The other chapters--"Material Matters: Clothing in Changing Contexts", "Dressing Up the Character: The Elucidation of Characters Through Clothing", "Clothing Acts and the Movement from Code to Signifying System", and "Clothing as a Structuring, Thematic and, Narrative Device: The Art of Weaving Romance"--are meant to analyze the many instances in which twelfth-century French romance employs vestimentary acts and cloth in general. Wright's careful classification of the various types of cloth-related themes detectable in romances is burdened however by an excessive reliance on listing as, for instance, on p. 68 ("[...] there is a less blatant but still discernible manipulation of the a [sic] code, at three distinct levels of manipulation: duplication of the code but with new conventions, contextual or community changes that result in the necessity to interpret rather than simply read signifiers, and the absence of a code"), on p. 86 ("Three categories of nonlargess gifts deserve brief mention here: restorative gifts, identificatory gifts, and love gifts"), or on p. 95 ("Context may include any or all of the following overlapping levels: character elucidation, theme, plot, and narrative").

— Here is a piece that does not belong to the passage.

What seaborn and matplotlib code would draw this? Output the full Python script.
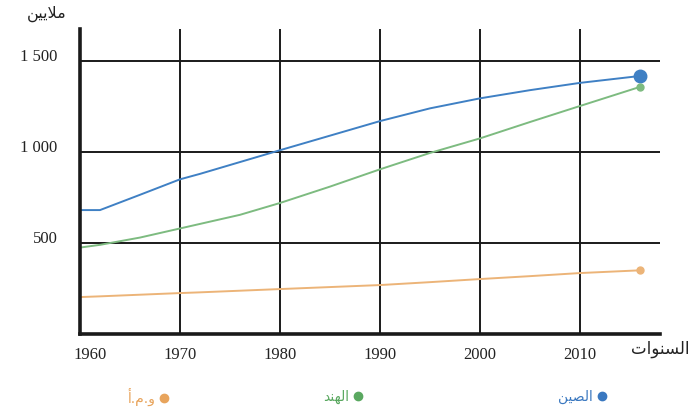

All of the listings are followed by examples taken from the texts and, at times, by further sub-divisions or additions ("the vestimentary paradigm where gifts are concerned does not exclude some striking code manipulation" p. 89). While this must be the result of a terrific command of her sources, and though the examples she produces are always coherent and relevant, I must report that the 'listing' style she adopts ends up being frankly rather tedious and, most importantly, makes it hard to follow what one senses to be an interesting--but overly classificatory--application to a great number of romances of the suggestive theoretical principles she delineated in Chapter One.

A consequence of this stylistic procedure is that, at times, Wright's analysis of the texts appears excessively porous and swift. This is not always the case. Her reading of Perceval's "evolution as a knight" (143-146), for example, is a well-rounded cameo showing the knight's synaesthetic quest from youth into adulthood as underscored by clothing acts. But there are other instances when the necessity of providing multiple readings of the same romance from different perspectives according to the various categories she alternatively discusses ends up producing inevitably partial readings of romances whose complexity is one of the features being pointed out. A brief example, I hope, will help clarify this paradox. Having already discussed Jaufre as an example of "gifts of clothing" (81-84), of "clothing acts [...] that advance the theme of a romance" (96-97), of "dressing another person or oneself as an honoring act" (102-105), of "gender ambivalence through clothing" (110-112), and of "violence, aggression and nudity as a consequence of the destruction of garments" (118), on pp. 135-137 Wright examines this romance as an example of "plot structuring through analogy." One of the scenes she focuses on describes Arthur's knights "tear[ing] and rend[ing] their clothing as they express their fear and worry for their king" who had been captured by a "large horned beast." This "scene of intense grieving," she continues, "is a central structuring element of the romance, and many other textual moments reflect it by incorporating scenes of lamentation, often accompanied by the ripping and tearing of clothes." She then proceeds to list all of the instances in which lamentations are described in the romance, including one instance of "ripping out" the hair, and concludes with a baffling remark: "All of these instances serve to reflect the larger, central lamenting act and therefore are a structuring device of the romance in general through both formal and thematic analogy" (137).

The fact that (romance) writers employ(ed) analogy as a structuring device is no surprise starting with Aristotle (On Rhetoric, 10.7), whereas the tearing of clothes and ripping out of hair--just as the exposure of breasts mentioned on page 118--would be potentially exciting elements to linger on since they clearly echo the ancient funeral practices widespread in the Mediterranean area, as beautifully recounted by Ernesto de Martino in Morte e pianto rituale. Dal lamento funebre antico al pianto di Maria. Vestiges of them are still visible in medieval artworks through the topic of the "complaint on the body of the dead Christ," though here they are treated in an enigmatic, weirdly comic way since the bursts of lamentations are apparently unmotivated, or in any case exaggerated, and happen suddenly, when least expected. The fact that valuable status symbols are ripped to pieces, that uncanny, magical characters seemingly 'mock' the traditional planctus Mariae, is certainly striking and would fit perfectly in the theoretical frame Wright delineates at the outset of her study as an example of the "dynamic signifying system" she postulates is at play in the romances. But, inexplicably, she remains on the surface and simply states that these are examples of analogy.

The value of a certainly well-researched monograph as Weaving Narrative cannot be diminished by this reviewer's wish to have a cohesive, complete, unitary reading of each romance, given that the author has clearly preferred a different, thematic approach. And since some of the material has already been published as journal articles, it could be that Wright felt the necessity of linking the categories she has been collecting over the course of several years in a book which would offer the results of her studies in a classificatory, orderly way. I feel, though, that this choice slightly limits the force of the theoretical argument Wright 'weaves' in her opening chapter, and ends up eroding the poignancy of her readings of the romances. A venial sin, after all, because the overall plan of the study is clear nonetheless and her definition of romances as "dynamic signifying systems" definitely stimulating.